**TASK DETAILS:** Skip the pictures. Transcribe the rest of the data below without changing a word.

**INFORMATION SHOWN:**
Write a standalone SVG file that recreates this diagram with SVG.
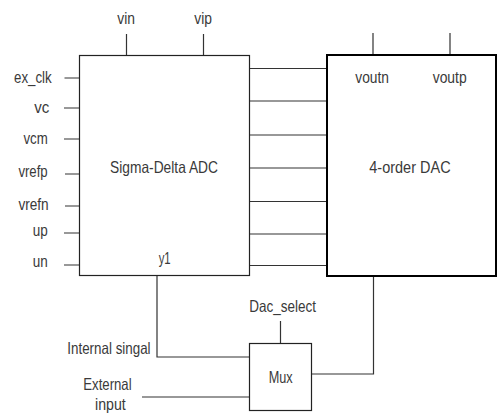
<svg xmlns="http://www.w3.org/2000/svg" width="497" height="413" viewBox="0 0 497 413">
<style>
text{font-family:"Liberation Sans",Arial,sans-serif;font-size:16.5px;fill:#3a3a3a}
.w{stroke:#333;stroke-width:1.2;fill:none}
.b{fill:#fff;stroke:#222;stroke-width:1.2}
.bk{fill:#fff;stroke:#000;stroke-width:2}
</style>
<rect width="497" height="413" fill="#fff"/>
<g id="connectors">
<path class="w" d="M126.5 34V55.5M203.5 34V55.5"/>
<path class="w" d="M64.5 78H79.5M64 108H79.5M64 139H79.5M65 174H79.5M65 206H79.5M64 233H79.5M64 265H79.5"/>
<path class="w" d="M249.5 68.5H327M249.5 101H327M249.5 135H327M249.5 168H327M249.5 201.5H327M249.5 234H327M249.5 265.5H327"/>
<path class="w" d="M373 33V55M450 33V62"/>
<path class="w" d="M157 276V357H250M142 397H250M280.5 321V343.5M311.5 374H373.5V276"/>
</g>
<g id="adc">
<rect class="b" x="79.5" y="55.5" width="170" height="220"/>
<text x="110" y="172.5" textLength="108" lengthAdjust="spacingAndGlyphs">Sigma-Delta ADC</text>
<text x="158.7" y="264" textLength="12" lengthAdjust="spacingAndGlyphs">y1</text>
<text x="117.3" y="24" textLength="17.7" lengthAdjust="spacingAndGlyphs">vin</text>
<text x="194.3" y="24" textLength="17.7" lengthAdjust="spacingAndGlyphs">vip</text>
<text x="14" y="83" textLength="37.7" lengthAdjust="spacingAndGlyphs">ex_clk</text>
<text x="34.3" y="113" textLength="15" lengthAdjust="spacingAndGlyphs">vc</text>
<text x="23.4" y="143.5" textLength="24.3" lengthAdjust="spacingAndGlyphs">vcm</text>
<text x="18.4" y="176.7" textLength="29.3" lengthAdjust="spacingAndGlyphs">vrefp</text>
<text x="18.4" y="210" textLength="30.3" lengthAdjust="spacingAndGlyphs">vrefn</text>
<text x="32.7" y="235.5" textLength="15" lengthAdjust="spacingAndGlyphs">up</text>
<text x="32.7" y="267" textLength="15" lengthAdjust="spacingAndGlyphs">un</text>
</g>
<g id="dac">
<rect class="bk" x="327" y="55" width="169" height="221"/>
<text x="369.3" y="172.7" textLength="81.3" lengthAdjust="spacingAndGlyphs">4-order DAC</text>
<text x="355.3" y="83" textLength="33.7" lengthAdjust="spacingAndGlyphs">voutn</text>
<text x="432.7" y="83" textLength="34" lengthAdjust="spacingAndGlyphs">voutp</text>
</g>
<g id="mux">
<rect class="b" x="249.5" y="343.5" width="62" height="67"/>
<text x="268.7" y="383" textLength="24" lengthAdjust="spacingAndGlyphs">Mux</text>
<text x="249.3" y="312" textLength="66.7" lengthAdjust="spacingAndGlyphs">Dac_select</text>
</g>
<g id="inputs">
<text x="67.3" y="353.5" textLength="83.3" lengthAdjust="spacingAndGlyphs">Internal singal</text>
<text x="83.3" y="390" textLength="48.3" lengthAdjust="spacingAndGlyphs">External</text>
<text x="95" y="410" textLength="30.7" lengthAdjust="spacingAndGlyphs">input</text>
</g>
</svg>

**TASK SOLUTION:**
Write a standalone SVG file that recreates this diagram with SVG.
<svg xmlns="http://www.w3.org/2000/svg" width="497" height="413" viewBox="0 0 497 413">
<style>
text{font-family:"Liberation Sans",Arial,sans-serif;font-size:16.5px;fill:#3a3a3a}
.w{stroke:#333;stroke-width:1.2;fill:none}
.b{fill:#fff;stroke:#222;stroke-width:1.2}
.bk{fill:#fff;stroke:#000;stroke-width:2}
</style>
<rect width="497" height="413" fill="#fff"/>
<g id="connectors">
<path class="w" d="M126.5 34V55.5M203.5 34V55.5"/>
<path class="w" d="M64.5 78H79.5M64 108H79.5M64 139H79.5M65 174H79.5M65 206H79.5M64 233H79.5M64 265H79.5"/>
<path class="w" d="M249.5 68.5H327M249.5 101H327M249.5 135H327M249.5 168H327M249.5 201.5H327M249.5 234H327M249.5 265.5H327"/>
<path class="w" d="M373 33V55M450 33V62"/>
<path class="w" d="M157 276V357H250M142 397H250M280.5 321V343.5M311.5 374H373.5V276"/>
</g>
<g id="adc">
<rect class="b" x="79.5" y="55.5" width="170" height="220"/>
<text x="110" y="172.5" textLength="108" lengthAdjust="spacingAndGlyphs">Sigma-Delta ADC</text>
<text x="158.7" y="264" textLength="12" lengthAdjust="spacingAndGlyphs">y1</text>
<text x="117.3" y="24" textLength="17.7" lengthAdjust="spacingAndGlyphs">vin</text>
<text x="194.3" y="24" textLength="17.7" lengthAdjust="spacingAndGlyphs">vip</text>
<text x="14" y="83" textLength="37.7" lengthAdjust="spacingAndGlyphs">ex_clk</text>
<text x="34.3" y="113" textLength="15" lengthAdjust="spacingAndGlyphs">vc</text>
<text x="23.4" y="143.5" textLength="24.3" lengthAdjust="spacingAndGlyphs">vcm</text>
<text x="18.4" y="176.7" textLength="29.3" lengthAdjust="spacingAndGlyphs">vrefp</text>
<text x="18.4" y="210" textLength="30.3" lengthAdjust="spacingAndGlyphs">vrefn</text>
<text x="32.7" y="235.5" textLength="15" lengthAdjust="spacingAndGlyphs">up</text>
<text x="32.7" y="267" textLength="15" lengthAdjust="spacingAndGlyphs">un</text>
</g>
<g id="dac">
<rect class="bk" x="327" y="55" width="169" height="221"/>
<text x="369.3" y="172.7" textLength="81.3" lengthAdjust="spacingAndGlyphs">4-order DAC</text>
<text x="355.3" y="83" textLength="33.7" lengthAdjust="spacingAndGlyphs">voutn</text>
<text x="432.7" y="83" textLength="34" lengthAdjust="spacingAndGlyphs">voutp</text>
</g>
<g id="mux">
<rect class="b" x="249.5" y="343.5" width="62" height="67"/>
<text x="268.7" y="383" textLength="24" lengthAdjust="spacingAndGlyphs">Mux</text>
<text x="249.3" y="312" textLength="66.7" lengthAdjust="spacingAndGlyphs">Dac_select</text>
</g>
<g id="inputs">
<text x="67.3" y="353.5" textLength="83.3" lengthAdjust="spacingAndGlyphs">Internal singal</text>
<text x="83.3" y="390" textLength="48.3" lengthAdjust="spacingAndGlyphs">External</text>
<text x="95" y="410" textLength="30.7" lengthAdjust="spacingAndGlyphs">input</text>
</g>
</svg>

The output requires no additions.